The managers of agriculture policy can aim to customise existing technologies or design area-specific tech-driven projects of agriculture development or follow a hybrid growth model. GIS, Wireless sensor networks, mobile telephony, Data Mediation software, SMS, and IoT are some existing digital options. These can be adopted or innovated for better yield technologies, such as improved seeds, more efficient AI-driven pre- and post-harvesting machines, better quality pesticides and fertilisers, and intelligent irrigation systems, depending on local context and demand. These can also help mitigate the problems of the farmers due to weather vagaries, market uncertainties, and shortage of skilled labour.
The successful adoption of existing technologies or the evolution of new technologies depends upon three pillars of digital agriculture – affordability, accessibility, and adaptability. Low-cost and pervasive connectivity that facilitates easy and transparent technology transfers and open access to data can perhaps work wonders with the farmers. The democratisation of information and the development of innovative techniques through the active participation of farmers will be more acceptable than a mere introduction to technological instruments.
However, widespread poverty, illiteracy, and sociocultural barriers constrain access to and adoption of technology. These need to be mitigated by giving greater attention to building capacity and empowering farmers, more importantly, the small farmers. Skilling rural youth in the latest agricultural information technologies will help retain the next generation of farmers in agriculture.
Post-green revolution (GR), efforts have been made in our country to increase the use of technology for a second push to agriculture. Many states have customised available technologies, encouraged innovations, and even exercised both options, depending upon local contextual requirements. The National E-governance Plan (NeGP) has a separate component on the use of ICT in agriculture. The Rashtriya Krishi Vigyan Yojana (RKVY) also provides for the promotion of ICT in agriculture. The National Horticulture Mission (NHM) gives a greater thrust on technology in promoting fruits and vegetables.

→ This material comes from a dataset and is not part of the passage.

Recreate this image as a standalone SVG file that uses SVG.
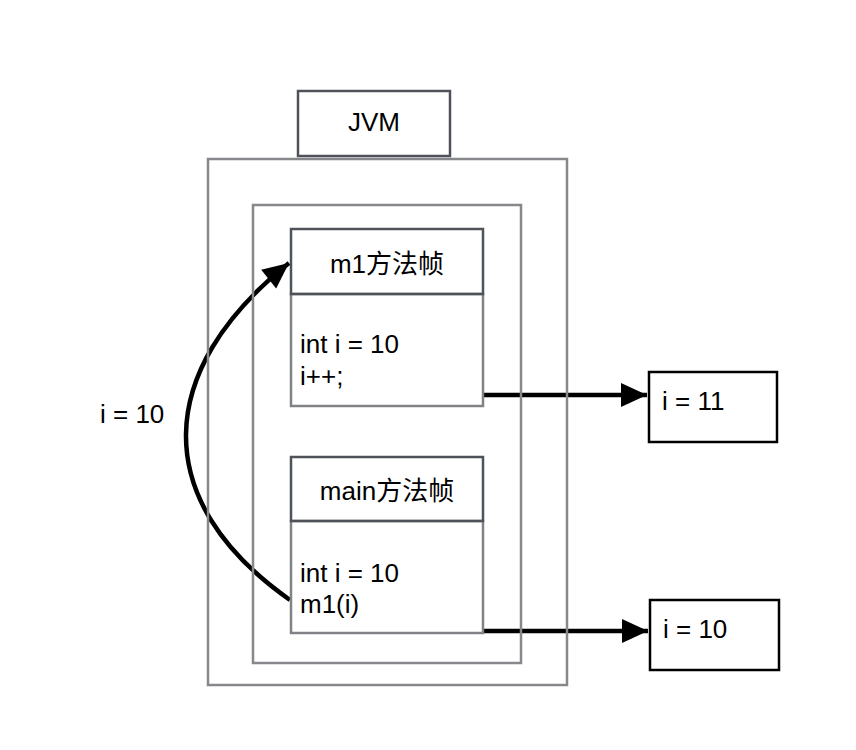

Agriculture services and advisory centres, sensor-based water conservation, and micro-irrigation systems are the most visible tech solutions followed in many states, including the original green revolution states. Digital technologies in horticulture are more pronounced in the states of Maharashtra and Karnataka.
However, the benefits of technology in increasing farmers’ productivity and incomes remain very scanty. Among other things, the lack of adequate systemic efforts to build capacity and empower the farmers, the majority of whom are small and marginal farmers, is the primary cause of farmers’ empathy for digital technologies. The farmers remain indifferent because of a lack of knowledge and information. The second push for Green Revolution (GR) would be more successful if the policies impinging upon the development of agriculture gave greater thrust on digital technology, preparing farmers for technological transformation through updated or new structural arrangements. The agriculture policy should not remain in a silo. It should be pursued in an ecosystem that meets multi-sectoral demands and pressures, ensuring affordable new technology interventions developed through and with the farmers.
The views expressed in this article are the author's own.